John Johns has another interesting question-- this time about dampers in
large uprights seeming weak in the low tenor range.
I too have noticed this. Some uprights also have a duplex damper on
those last tenor notes just before the wound strings begin. They will
have a damper in the regular place, and then another one mounted on a
short loop of wire clearing the hammer travel and attaching a second
damper head above that
hammer.
It isn't just on the oldest pianos, either. Some years ago, I noticed a
duplex damper arrangement on a Yamaha full-size upright. I don't know
if somebody added it, or if it was made that way. But in that particular
piano, its hammer line curves upward to prevent that harmonic from
"meowing" when the damper comes back down.

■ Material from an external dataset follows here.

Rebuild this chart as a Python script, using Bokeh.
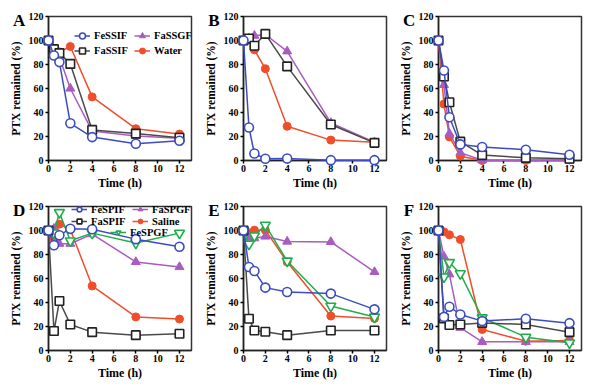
from bokeh.plotting import figure
from bokeh.layouts import column, row
from bokeh.models import Legend, LegendItem, Range1d, FixedTicker
from bokeh.core.properties import value
from bokeh.embed import file_html
from bokeh.resources import INLINE

time = [0, 0.5, 1, 2, 4, 8, 12]
x_ticks = [0, 2, 4, 6, 8, 10, 12]
y_ticks = [0, 20, 40, 60, 80, 100, 120]

# Panel A
a_fessif = [100, 87.5, 82, 31, 19.5, 14, 16.5]
a_fassif = [100, 92.8, 89.5, 80.5, 25.5, 22.4, 19]
a_fassgf = [100, 91.7, 86, 60, 24.5, 20.5, 18.5]
a_water = [100, 92, 90.5, 95, 53, 26.5, 22]
# Panel B
b_fessif = [100, 27.5, 5.8, 1.4, 1.7, 0.3, 0.3]
b_fassif = [100, 101.7, 95.6, 105.5, 78.4, 30, 14.7]
b_fassgf = [100, 101.7, 104, 105, 91, 31.3, 15.2]
b_water = [100, 101, 92.2, 76.5, 28.5, 17, 15.2]
# Panel C
c_fessif = [100, 75, 36, 13.4, 11.2, 9, 4.8]
c_fassif = [100, 70, 48.5, 15.7, 4.5, 2.2, 1.4]
c_fassgf = [100, 63, 22.4, 6.4, 0.3, 0, 0]
c_water = [100, 47, 19.6, 3.6, 0, 0, 0.5]
# Panel D
d_fespif = [100, 87.7, 96, 101.5, 101, 92.8, 86.4]
d_faspif = [100, 16.2, 41.2, 21.7, 15.3, 12.8, 13.9]
d_faspgf = [100, 101.5, 89, 89, 97, 73.8, 69.6]
d_saline = [100, 93.3, 105.3, 100.6, 53.8, 28, 26.2]
d_fespgf = [100, 98, 115, 91.4, 97.8, 89.5, 97.8]
# Panel E
e_fespif = [100, 69.6, 66.3, 52.4, 48.7, 47.4, 34.3]
e_faspif = [100, 26.5, 16.7, 15.6, 12.8, 16.7, 16.7]
e_faspgf = [100, 94, 93.6, 95, 90.8, 90.5, 65.5]
e_saline = [100, 98, 100.3, 100.3, 73.8, 28.7, 26.7]
e_fespgf = [100, 88.6, 95.5, 104.5, 74.6, 37, 27.9]
# Panel F
f_fespif = [100, 28, 36.5, 30, 24.5, 26.5, 22.8]
f_faspif = [100, 26.7, 21.2, 21.7, 23, 21.7, 15.3]
f_faspgf = [100, 78.3, 63.5, 19, 7.2, 7.2, 7.2]
f_saline = [100, 98.9, 96.4, 92.5, 17.5, 7.8, 8.4]
f_fespgf = [100, 61.3, 73.3, 64, 27.3, 11.1, 6.4]

BLUE = "#3b4cc0"
BLACK = "#222222"
GREY = "#4a4a4a"
PURPLE = "#a95cc0"
RED = "#f04e2b"
GREEN = "#1fae4b"

STYLES = {
    "blue": dict(marker="circle", size=9, line_color=BLUE, fill_color="white", line_width=1.6, lc=BLUE),
    "black": dict(marker="square", size=8.5, line_color=BLACK, fill_color="white", line_width=1.6, lc=GREY),
    "purple": dict(marker="triangle", size=9, line_color=PURPLE, fill_color=PURPLE, line_width=1, lc=PURPLE),
    "red": dict(marker="circle", size=8, line_color=RED, fill_color=RED, line_width=1, lc=RED),
    "green": dict(marker="inverted_triangle", size=10, line_color=GREEN, fill_color="white", line_width=1.6, lc=GREEN),
}

FONT = "Liberation Serif"


def make_panel(letter, series, width, height, b_top, b_right, b_bottom):
    p = figure(width=width, height=height, output_backend="svg", toolbar_location=None,
               title=None,
               x_range=Range1d(0, 13.1), y_range=Range1d(0, 120),
               min_border_left=48, min_border_right=b_right, min_border_top=b_top,
               min_border_bottom=b_bottom)
    p.xgrid.visible = False
    p.ygrid.visible = False
    p.outline_line_color = "#333333"
    p.outline_line_width = 1.5
    p.background_fill_color = "white"
    p.border_fill_color = "white"
    for ax in (p.xaxis[0], p.yaxis[0]):
        ax.axis_line_width = 1.5
        ax.axis_line_color = "#222222"
        ax.major_tick_line_width = 1.5
        ax.major_tick_in = 0
        ax.major_tick_out = 3
        ax.minor_tick_line_color = None
        ax.major_label_text_font = FONT
        ax.major_label_text_font_style = "bold"
        ax.major_label_text_font_size = "10px"
        ax.major_label_text_color = "black"
        ax.axis_label_text_font = FONT
        ax.axis_label_text_font_style = "bold"
        ax.axis_label_text_color = "black"
    p.xaxis[0].ticker = FixedTicker(ticks=x_ticks)
    p.yaxis[0].ticker = FixedTicker(ticks=y_ticks)
    p.xaxis[0].axis_label = "Time (h)"
    p.xaxis[0].axis_label_text_font_size = "12px"
    p.xaxis[0].major_label_standoff = 1
    p.xaxis[0].axis_label_standoff = 1
    p.yaxis[0].axis_label = "PTX remained (%)"
    p.yaxis[0].axis_label_text_font_size = "11.5px"
    p.yaxis[0].major_label_standoff = 2
    p.yaxis[0].axis_label_standoff = 4

    rends = {}
    for name, key, vals in series:
        st = STYLES[key]
        lr = p.line(time, vals, line_color=st["lc"], line_width=1.5)
        mr = p.scatter(time, vals, marker=st["marker"], size=st["size"],
                       line_color=st["line_color"], fill_color=st["fill_color"],
                       line_width=st["line_width"])
        lr.level = "annotation"
        mr.level = "annotation"
        rends[name] = [lr, mr]

    tr = p.text(x=[-2.7], y=[116.5], text=[letter], text_font=value(FONT), text_font_style="bold",
                text_font_size="17px", text_align="center", text_baseline="middle",
                text_color="black")
    tr.level = "annotation"
    return p, rends


def add_legend(p, rends, names, loc, lh):
    leg = Legend(items=[LegendItem(label=n, renderers=rends[n]) for n in names],
                 location=loc, orientation="vertical",
                 background_fill_alpha=0, border_line_alpha=0,
                 padding=0, margin=0, spacing=0,
                 glyph_width=16, glyph_height=lh, label_height=lh, label_standoff=4,
                 label_text_font=FONT, label_text_font_style="bold",
                 label_text_font_size="10.5px", label_text_color="black")
    p.add_layout(leg)


top_names = [("Water", "red"), ("FaSSGF", "purple"), ("FaSSIF", "black"), ("FeSSIF", "blue")]
bot_names = [("Saline", "red"), ("FaSPGF", "purple"), ("FeSPGF", "green"), ("FaSPIF", "black"), ("FeSPIF", "blue")]

TOP = dict(height=192, b_top=16, b_bottom=31)
BOT = dict(height=195, b_top=14, b_bottom=37)

pa, ra = make_panel("A", [(n, k, v) for (n, k), v in zip(top_names, [a_water, a_fassgf, a_fassif, a_fessif])], 195, b_right=4, **TOP)
pb, rb = make_panel("B", [(n, k, v) for (n, k), v in zip(top_names, [b_water, b_fassgf, b_fassif, b_fessif])], 195, b_right=4, **TOP)
pc, rc = make_panel("C", [(n, k, v) for (n, k), v in zip(top_names, [c_water, c_fassgf, c_fassif, c_fessif])], 200, b_right=9, **TOP)
pd_, rd = make_panel("D", [(n, k, v) for (n, k), v in zip(bot_names, [d_saline, d_faspgf, d_fespgf, d_faspif, d_fespif])], 195, b_right=4, **BOT)
pe, re_ = make_panel("E", [(n, k, v) for (n, k), v in zip(bot_names, [e_saline, e_faspgf, e_fespgf, e_faspif, e_fespif])], 195, b_right=4, **BOT)
pf, rf = make_panel("F", [(n, k, v) for (n, k), v in zip(bot_names, [f_saline, f_faspgf, f_fespgf, f_faspif, f_fespif])], 200, b_right=9, **BOT)

add_legend(pa, ra, ["FeSSIF", "FaSSIF"], (26, 102), 15)
add_legend(pa, ra, ["FaSSGF", "Water"], (86, 102), 15)
add_legend(pd_, rd, ["FeSPIF", "FaSPIF"], (23, 123), 12)
add_legend(pd_, rd, ["FaSPGF", "Saline"], (84, 123), 12)
add_legend(pd_, rd, ["FeSPGF"], (62, 112), 12)

layout = column(row(pa, pb, pc), row(pd_, pe, pf))
open("out.html", "w").write(file_html(layout, INLINE))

To me, that kind of
engineering doesn't cut it. Replacing hammers would be a real pain, and
most technicians would probably just "wing it". So the piano may not
ever be quite right, after that.
I have also had to add a damper to poorly-designed uprights which were
restored and then like new in every other respect, except that those
last two or three notes in the tenor drove me up a wall. The manufacturer
ignored the problem, believing that Americans wouldn't know the
difference, anyway.
All I can say is, maybe they do and maybe they don't, but they will
always defer to somebody else who does know, and when that happens,
they can't sell their pianos anymore.